Paris will not broadcast World Cup matches on giant screens in public fan zones amid concerns over rights violations of migrant workers and the environmental impact of the tournament in Qatar.
Previously, other French cities – Strasbourg, Bordeaux, Lille, Reims, and Marseille – made a similar statement.
A Guardian newspaper analysis in February 2021 concluded that 6,500 South Asian migrants had died in Qatar since 2010 and the International Labor Organization has said Qatar is not adequately reporting worker deaths.
Qatar has been equally fierce in denying accusations of human rights abuses and has repeatedly rejected allegations that the safety and health of 30,000 workers who built the World Cup infrastructure have been jeopardized.
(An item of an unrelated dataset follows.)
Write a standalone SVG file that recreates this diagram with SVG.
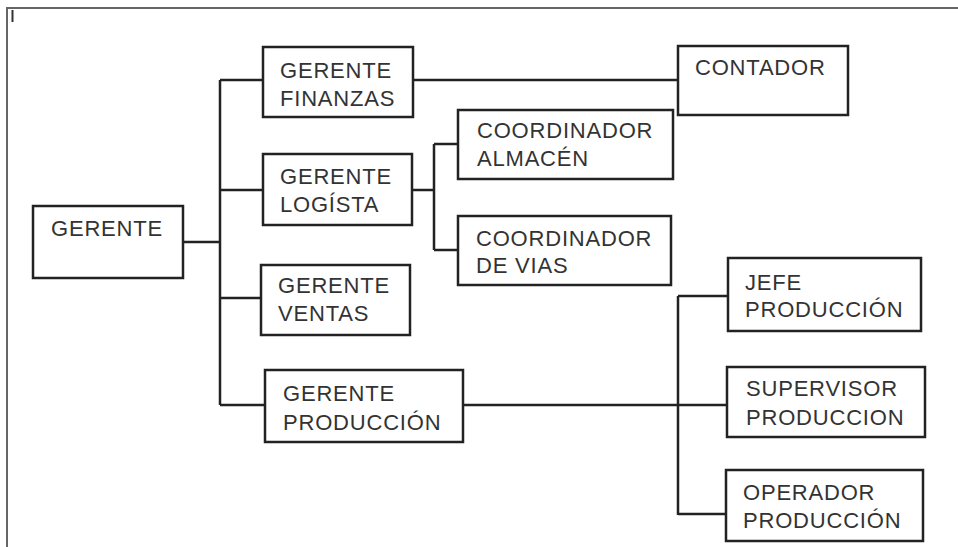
<svg xmlns="http://www.w3.org/2000/svg" width="958" height="547" viewBox="0 0 958 547">
<style>
.box{fill:#fff;stroke:#222;stroke-width:2.5}
.ln{fill:none;stroke:#222;stroke-width:2.5}
text{font-family:"Liberation Sans",Arial,sans-serif;font-size:22px;fill:#333;letter-spacing:0.8px}
</style>
<rect width="958" height="547" fill="#fff"/>
<g id="frame"><path d="M7,547 V8 H958" fill="none" stroke="#666" stroke-width="2"/><path d="M12.5,10 V22" stroke="#333" stroke-width="2"/></g>
<g id="connectors" class="ln">
<path class="ln" d="M183,242 H220 M220,80 V405 M220,80 H263 M220,190 H263 M220,298 H261 M220,405 H265"/>
<path class="ln" d="M412,80 H678"/>
<path class="ln" d="M412,190 H434 M434,144 V250 M434,144 H458 M434,250 H458"/>
<path class="ln" d="M463,405 H727 M678,296 V515 M678,296 H728 M678,514 H726"/>
</g>
<g id="gerente"><rect class="box" x="33" y="206" width="150" height="72"/><text x="51" y="236">GERENTE</text></g>
<g id="finanzas"><rect class="box" x="263" y="47" width="150" height="70"/><text x="280" y="78">GERENTE</text><text x="280" y="106">FINANZAS</text></g>
<g id="contador"><rect class="box" x="678" y="46" width="170" height="69"/><text x="695" y="75">CONTADOR</text></g>
<g id="logista"><rect class="box" x="263" y="154" width="149" height="71"/><text x="280" y="184">GERENTE</text><text x="280" y="212">LOGÍSTA</text></g>
<g id="almacen"><rect class="box" x="458" y="110" width="215" height="69"/><text x="477" y="138">COORDINADOR</text><text x="477" y="166">ALMACÉN</text></g>
<g id="vias"><rect class="box" x="458" y="216" width="213" height="69"/><text x="476" y="246">COORDINADOR</text><text x="476" y="273">DE VIAS</text></g>
<g id="ventas"><rect class="box" x="261" y="265" width="149" height="70"/><text x="278" y="293">GERENTE</text><text x="278" y="321">VENTAS</text></g>
<g id="produccion"><rect class="box" x="265" y="370" width="198" height="72"/><text x="283" y="401">GERENTE</text><text x="283" y="430">PRODUCCIÓN</text></g>
<g id="jefe"><rect class="box" x="728" y="258" width="193" height="73"/><text x="745" y="290">JEFE</text><text x="745" y="317">PRODUCCIÓN</text></g>
<g id="supervisor"><rect class="box" x="727" y="367" width="198" height="70"/><text x="746" y="396">SUPERVISOR</text><text x="746" y="425">PRODUCCION</text></g>
<g id="operador"><rect class="box" x="726" y="470" width="197" height="71"/><text x="743" y="500">OPERADOR</text><text x="743" y="528">PRODUCCIÓN</text></g>
</svg>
“It would be really difficult to have a party while forgetting the dead bodies and the humanitarian situation in the aberration that is the World Cup in Qatar,” ecologist Bordeaux mayor Pierre Hurmic said, adding that he would not allow giant screens and fan zones.
Pierre Rabadan, deputy mayor of Paris in charge of sports also said that the conditions in which World Cup facilities have been built are questioned as well.
Despite the city’s football club, Paris Saint-Germain, being owned by Qatar Sports Investments, Rabadan stated: “We have very constructive relations with the club and its entourage yet it doesn’t prevent us to say when we disagree.”
In September, Le Quotidien, the main newspaper published on Réunion island, announced that it would be refraining from covering the upcoming World Cup because of similar reasons.
Environmental activists across France have supported the cancellation of public broadcasting in fan zones because outdoor viewing of the November 20 – December 19 tournament would use energy that the country has been storing for winter.